Il vient du fait que dans l’idée des islamophobes, cette jeune fille contredit l’universalisme. Pour eux, s’il faut combattre le voile c’est parce qu’il s’oppose à ce que j’appelle le « projet humaniste de libération ». D’où la particularité du discours islamophobe. Il part d’un certain élément de sincérité, un désir de « porter de la lumière ». Mais, en même temps, il considère que les français de culture ou de religion musulmanes sont encore porteurs d’une part d’infériorité dont il faut les aider à se délivrer. Ce qui explique que, quand ils voient une musulmane soutenir qu’elle porte le voile volontairement , ils se disent que ce n’est pas possible. « Mademoiselle, disent-ils, vous mentez, vous n’êtes pas consciente… Faites des études et vous verrez. Vous allez l’enlever votre voile ». Ils n’arrivent pas à comprendre. Pourtant il y a de grands penseurs catholiques très intelligents qui ont fait des études universitaires. Il y a aujourd’hui de grands penseurs juifs pratiquants qui sont de grands universitaires. Mais concernant l’Islam, on a du mal à admettre qu’un musulman puisse être musulman pratiquant, croyant et en même temps porteur d’une morale universelle et laïque.

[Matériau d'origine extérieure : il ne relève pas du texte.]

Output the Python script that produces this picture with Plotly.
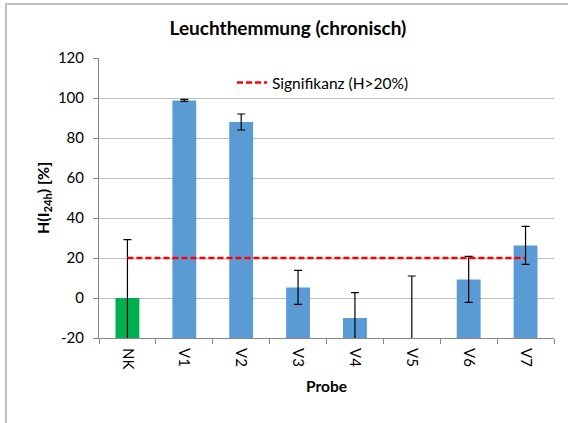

Aujourd’hui le climat de tension créé est malsain parce que, non seulement les jeunes filles qui portent le voile en France ne sont pas de celles qu’on peut qualifier de soumises, mais en plus ces jeunes filles répondent à leurs détracteurs. L’échappatoire qu’on a trouvé est de dire qu’elles sont porteuses d’un obscurantisme. Ce n’est plus le père qui oblige sa fille à porter le hijab. Mais c’est une manipulation de la part de la jeune fille en hijab que de tenir un discours universaliste pour faire passer une thèse intégriste.
Il est vrai qu’en 1989, lorsque l’affaire du « foulard de Creil » fut lancée, on n’avait pas beaucoup entendu les premières concernées.

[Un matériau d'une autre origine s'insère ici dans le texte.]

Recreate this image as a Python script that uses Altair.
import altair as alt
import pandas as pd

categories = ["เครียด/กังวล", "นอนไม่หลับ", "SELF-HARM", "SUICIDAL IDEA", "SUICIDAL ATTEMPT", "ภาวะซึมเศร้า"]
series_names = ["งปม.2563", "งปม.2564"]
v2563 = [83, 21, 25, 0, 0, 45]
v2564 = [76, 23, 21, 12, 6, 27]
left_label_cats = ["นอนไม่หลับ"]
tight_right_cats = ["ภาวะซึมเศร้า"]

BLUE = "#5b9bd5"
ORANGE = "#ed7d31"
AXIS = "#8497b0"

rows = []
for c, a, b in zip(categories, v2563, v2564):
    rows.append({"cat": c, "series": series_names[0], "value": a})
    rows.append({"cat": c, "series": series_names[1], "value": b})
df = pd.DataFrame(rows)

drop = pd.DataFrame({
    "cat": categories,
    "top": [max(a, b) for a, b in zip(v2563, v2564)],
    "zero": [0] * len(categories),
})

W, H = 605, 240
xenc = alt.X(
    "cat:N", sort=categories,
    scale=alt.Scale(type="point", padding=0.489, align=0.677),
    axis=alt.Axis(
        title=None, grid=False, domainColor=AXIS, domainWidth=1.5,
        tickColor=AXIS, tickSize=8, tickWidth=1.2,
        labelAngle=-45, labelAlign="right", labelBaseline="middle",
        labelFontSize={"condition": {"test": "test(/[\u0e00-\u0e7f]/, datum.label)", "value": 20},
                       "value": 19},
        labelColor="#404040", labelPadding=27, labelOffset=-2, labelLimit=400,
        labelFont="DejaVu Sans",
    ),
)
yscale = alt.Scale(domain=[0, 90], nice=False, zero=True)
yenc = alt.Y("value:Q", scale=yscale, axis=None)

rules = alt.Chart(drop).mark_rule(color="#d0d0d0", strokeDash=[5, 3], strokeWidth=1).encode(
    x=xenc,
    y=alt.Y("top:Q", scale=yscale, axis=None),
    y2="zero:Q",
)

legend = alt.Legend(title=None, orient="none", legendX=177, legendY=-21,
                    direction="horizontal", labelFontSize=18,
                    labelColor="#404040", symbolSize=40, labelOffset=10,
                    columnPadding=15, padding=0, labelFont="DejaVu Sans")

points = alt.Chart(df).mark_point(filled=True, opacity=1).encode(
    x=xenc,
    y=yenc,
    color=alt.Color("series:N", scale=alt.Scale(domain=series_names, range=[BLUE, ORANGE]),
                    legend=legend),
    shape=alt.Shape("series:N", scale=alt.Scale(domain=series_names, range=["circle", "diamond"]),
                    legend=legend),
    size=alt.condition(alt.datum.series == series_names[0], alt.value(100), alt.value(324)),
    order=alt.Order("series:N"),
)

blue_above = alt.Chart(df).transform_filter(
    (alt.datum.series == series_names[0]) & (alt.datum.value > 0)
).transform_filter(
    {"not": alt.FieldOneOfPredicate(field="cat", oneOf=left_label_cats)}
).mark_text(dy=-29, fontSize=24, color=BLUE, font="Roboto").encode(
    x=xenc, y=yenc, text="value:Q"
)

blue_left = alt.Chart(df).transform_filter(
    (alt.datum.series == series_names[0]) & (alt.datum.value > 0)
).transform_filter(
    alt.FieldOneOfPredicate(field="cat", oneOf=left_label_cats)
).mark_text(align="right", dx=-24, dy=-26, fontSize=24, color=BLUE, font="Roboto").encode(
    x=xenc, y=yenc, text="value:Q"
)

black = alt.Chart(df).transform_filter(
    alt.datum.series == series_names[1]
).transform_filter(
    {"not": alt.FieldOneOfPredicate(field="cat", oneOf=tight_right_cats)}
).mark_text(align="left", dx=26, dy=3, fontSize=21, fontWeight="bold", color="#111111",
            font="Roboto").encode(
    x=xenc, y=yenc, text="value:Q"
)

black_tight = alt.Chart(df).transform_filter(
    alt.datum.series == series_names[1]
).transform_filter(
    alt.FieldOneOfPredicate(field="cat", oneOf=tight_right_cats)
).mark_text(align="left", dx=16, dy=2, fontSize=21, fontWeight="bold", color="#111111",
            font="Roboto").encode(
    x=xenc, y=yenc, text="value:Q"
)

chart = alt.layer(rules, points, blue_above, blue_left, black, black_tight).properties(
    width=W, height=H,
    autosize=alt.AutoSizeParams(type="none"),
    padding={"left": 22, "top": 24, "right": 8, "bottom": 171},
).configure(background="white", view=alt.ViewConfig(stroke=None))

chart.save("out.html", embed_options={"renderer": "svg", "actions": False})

Par rapport à l’affaire de 1989 où les universalistes laïcs se positionnaient en libérateurs de petites filles des lumières, maintenant ils se positionnent en libérateurs des femmes qui risquent d’être victimes de l’islamisme y compris d’autres femmes qui manipulent les média, qui manipulent les gens. D’où la virulence des débats devenus plus virulents qu’en 1989. Car en 1989, il y avait du paternalisme. L’on voulait les « libérer ». Pour cela il suffisait de les « éduquer ». Ou il suffisait qu’on appelle le roi du Maroc pour qu’elles enlèvent leur voile. Maintenant on est conscient que l’on peut appeler le roi du Maroc, téléphoner à Ben Ali, téléphoner à n’importe quel « dieu » ces filles ne vont pas enlever leur voile. Ces filles sont intelligentes. Elles parlent français sans accent puisqu’elles ont été à l’école en France. Elles sont françaises. Mais alors ont leur dit : « vous êtes une fanatique, vous nous manipulez ! ».